Since right now I am sitting next to my daughter’s hospital bed, I can tell you I “smell” all kinds of things – and yes, many of them are frustrating. My 7-year-old daughter has influenza and because I was unable to get her temperature down and keep it down over the past few days, my friend and medical professional at our local clinic sent us to the hospital, “toots sweet.”
I smell antiseptic, floor wax, antibacterial soap, urine and freshly laundered bedding – and while separately, each has their own distinct smell and evokes their own set of memories or emotions, the combination is sickening. Hospitals are supposed to be about healing and recovery, but because my first memory of a hospital was of my grandmother’s death when I was seven, I think I always connect that memory with the smell.
Hospitals all smell scarily similar regardless of location. I have been in several different hospitals for a variety of reasons – some of them for my own personal health – and I have never been able to get around the smell of a hospital.
I am exhausted – completely sleep deprived as I have sat up for the past three nights with my daughter as she coughed, wheezed, and barfed her way to the dehydrated point of no return. Her little veins were so shriveled from lack of fluids that it took four needle sticks, two different nurses and finally the experienced hand of a veteran anesthesiologist to tap a vein that did not collapse with a prick of a needle.
My daughter is sleeping now – her fever has subsided, broken under repeated bombings of Tylenol, Motrin, IV fluids, antibiotics and whatever else can be pushed through the needle in her arm.
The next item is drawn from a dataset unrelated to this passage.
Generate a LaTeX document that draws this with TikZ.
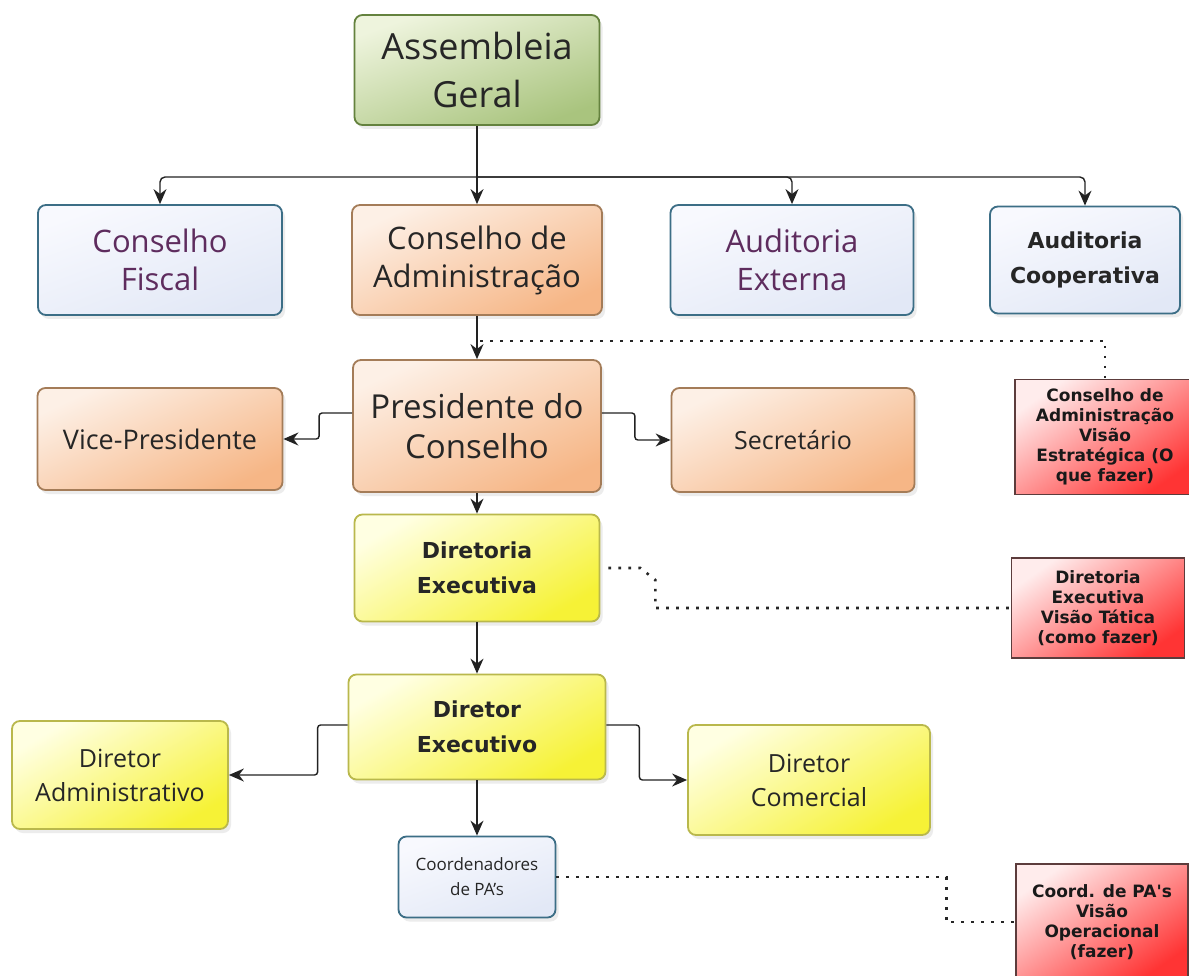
\documentclass[tikz,border=0pt]{standalone}
\usepackage{fontspec}
\setmainfont{Open Sans}
\newfontfamily\tahoma{DejaVu Sans}
\usepackage{tikz}
\usetikzlibrary{arrows.meta,shadows}
\usepackage{xcolor}

\definecolor{agline}{HTML}{64823E}
\definecolor{agtop}{HTML}{EEF4DD}
\definecolor{agbot}{HTML}{A9C47E}
\definecolor{blline}{HTML}{3C6E86}
\definecolor{bltop}{HTML}{F8F9FE}
\definecolor{blbot}{HTML}{E2E8F6}
\definecolor{orline}{HTML}{A47C58}
\definecolor{ortop}{HTML}{FDF0E6}
\definecolor{orbot}{HTML}{F6B686}
\definecolor{yeline}{HTML}{B9B84C}
\definecolor{yetop}{HTML}{FFFFE2}
\definecolor{yebot}{HTML}{F6F236}
\definecolor{reline}{HTML}{5C3C3C}
\definecolor{retop}{HTML}{FFECEC}
\definecolor{rebot}{HTML}{FF3434}
\definecolor{purpletext}{HTML}{5E2C5E}
\definecolor{linecol}{HTML}{222222}

\begin{document}
\begin{tikzpicture}[x=1pt,y=1pt,>={Stealth[length=15pt,width=13pt]},
    node distance=190pt,
    base node/.style={rounded corners=8pt,line width=1.8pt,align=center,inner sep=2pt,
      text=black!85,drop shadow={opacity=0.15,shadow xshift=3pt,shadow yshift=-4pt}},
    green node/.style={base node,draw=agline,top color=agtop,bottom color=agbot,shading angle=20},
    blue node/.style={base node,draw=blline,top color=bltop,bottom color=blbot,shading angle=20},
    orange node/.style={base node,draw=orline,top color=ortop,bottom color=orbot,shading angle=25},
    yellow node/.style={base node,draw=yeline,top color=yetop,bottom color=yebot,shading angle=30},
    red node/.style={line width=1.3pt,draw=reline,top color=retop,bottom color=rebot,shading angle=35,
      align=center,inner sep=2pt,text=black!90,font=\tahoma\bfseries\fontsize{17}{20}\selectfont},
    huge text/.style={font=\fontsize{36}{48}\selectfont},
    large text/.style={font=\fontsize{31}{38}\selectfont},
    mid text/.style={font=\fontsize{25}{34}\selectfont},
    bold text/.style={font=\tahoma\bfseries\fontsize{22}{35}\selectfont},
    conn/.style={line width=1.4pt,draw=linecol},
    dots/.style={line width=2.6pt,draw=black!85,dash pattern=on 2.6pt off 7.4pt}]

  \clip (0,0) rectangle (1189,-976);
  \fill[white] (0,0) rectangle (1189,-976);

  % Nodes
  \node[green node,huge text,minimum width=245pt,minimum height=110pt] (ag) at (477,-70) {Assembleia\\Geral};
  \coordinate[below of = ag, node distance=107pt] (bus);
  \node[orange node,large text,minimum width=250pt,minimum height=110pt] (adm) [below of = ag] {Conselho de\\Administração};
  \node[blue node,large text,text=purpletext,minimum width=244pt,minimum height=110pt] (fis) [left of = adm, node distance=317pt] {Conselho\\Fiscal};
  \node[blue node,large text,text=purpletext,minimum width=243pt,minimum height=110pt] (ext) [right of = adm, node distance=315pt] {Auditoria\\Externa};
  \node[blue node,bold text,minimum width=190pt,minimum height=107pt] (coop) [right of = ext, node distance=293pt] {Auditoria\\Cooperativa};

  \node[orange node,font=\fontsize{33}{40}\selectfont,minimum width=248pt,minimum height=132pt] (pres) [below of = adm, node distance=166pt] {Presidente do\\Conselho};
  \node[orange node,font=\fontsize{27}{34}\selectfont,minimum width=245pt,minimum height=102pt] (vice) [left of = pres, node distance=317pt, yshift=-13pt] {Vice-Presidente};
  \node[orange node,mid text,minimum width=243pt,minimum height=104pt] (sec) [right of = pres, node distance=316pt, yshift=-14pt] {Secretário};

  \node[yellow node,bold text,minimum width=245pt,minimum height=107pt] (dire) [below of = pres, node distance=142pt] {Diretoria\\Executiva};
  \node[yellow node,bold text,minimum width=257pt,minimum height=105pt] (dexe) [below of = dire, node distance=159pt] {Diretor\\Executivo};
  \node[yellow node,mid text,minimum width=216pt,minimum height=108pt] (dadm) [left of = dexe, node distance=357pt, yshift=-48pt] {Diretor\\Administrativo};
  \node[yellow node,mid text,minimum width=242pt,minimum height=110pt] (dcom) [right of = dexe, node distance=332pt, yshift=-53pt] {Diretor\\Comercial};
  \node[blue node,font=\fontsize{17}{25}\selectfont,minimum width=157pt,minimum height=81pt] (coo) [below of = dexe, node distance=150pt] {Coordenadores\\de PA's};

  \node[red node,minimum width=180pt,minimum height=115pt] (r1) [right of = sec, node distance=312pt, yshift=3pt] {Conselho de\\Administração\\Visão\\Estratégica (O\\que fazer)};
  \node[red node,minimum width=173pt,minimum height=100pt] (r2) [right of = dire, node distance=621pt, yshift=-40pt] {Diretoria\\Executiva\\Visão Tática\\(como fazer)};
  \node[red node,minimum width=172pt,minimum height=116pt] (r3) [right of = coo, node distance=625pt, yshift=-45pt] {Coord. de PA's\\Visão\\Operacional\\(fazer)};

  % Edges
  \draw[conn,->] (ag.south) -- (adm.north);
  \draw[conn,->,rounded corners=5pt] (bus) -| (fis.north);
  \draw[conn,->,rounded corners=5pt] (bus) -| (ext.north);
  \draw[conn,->,rounded corners=5pt] (bus) -| (coop.north);
  \draw[conn,->] (adm.south) -- (pres.north);
  \draw[conn,->,rounded corners=3pt] ([yshift=13pt]pres.west) -- ++(-33,0) |- (vice.east);
  \draw[conn,->,rounded corners=3pt] ([yshift=13pt]pres.east) -- ++(33,0) |- (sec.west);
  \draw[conn,->] (pres.south) -- (dire.north);
  \draw[conn,->] (dire.south) -- (dexe.north);
  \draw[conn,->,rounded corners=3pt] ([yshift=2pt]dexe.west) -- ++(-30,0) |- (dadm.east);
  \draw[conn,->,rounded corners=3pt] ([yshift=2pt]dexe.east) -- ++(33,0) |- (dcom.west);
  \draw[conn,->] (dexe.south) -- (coo.north);

  % Dotted links
  \draw[dots] ([xshift=3pt,yshift=-25pt]adm.south) -| (r1.north);
  \draw[dots] ([xshift=8pt]dire.east) -- ++(32,0) -- ++(15,-12) |- (r2.west);
  \draw[dots] (coo.east) -- ++(390,0) |- (r3.west);
\end{tikzpicture}
\end{document}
When I reach over to check her forehead, it is finally cool to the touch – and I can smell, although faintly, the menthol and eucalyptus smell of the Vicks Vapor Rub I used to help ease her labored breathing.
The only smell that is anywhere near redeeming is the bouquet of yellow and white daisies with baby’s breath in a yellow smiley-face mug. They smell like springtime. If hope has a smell, fresh flowers and spring would be it.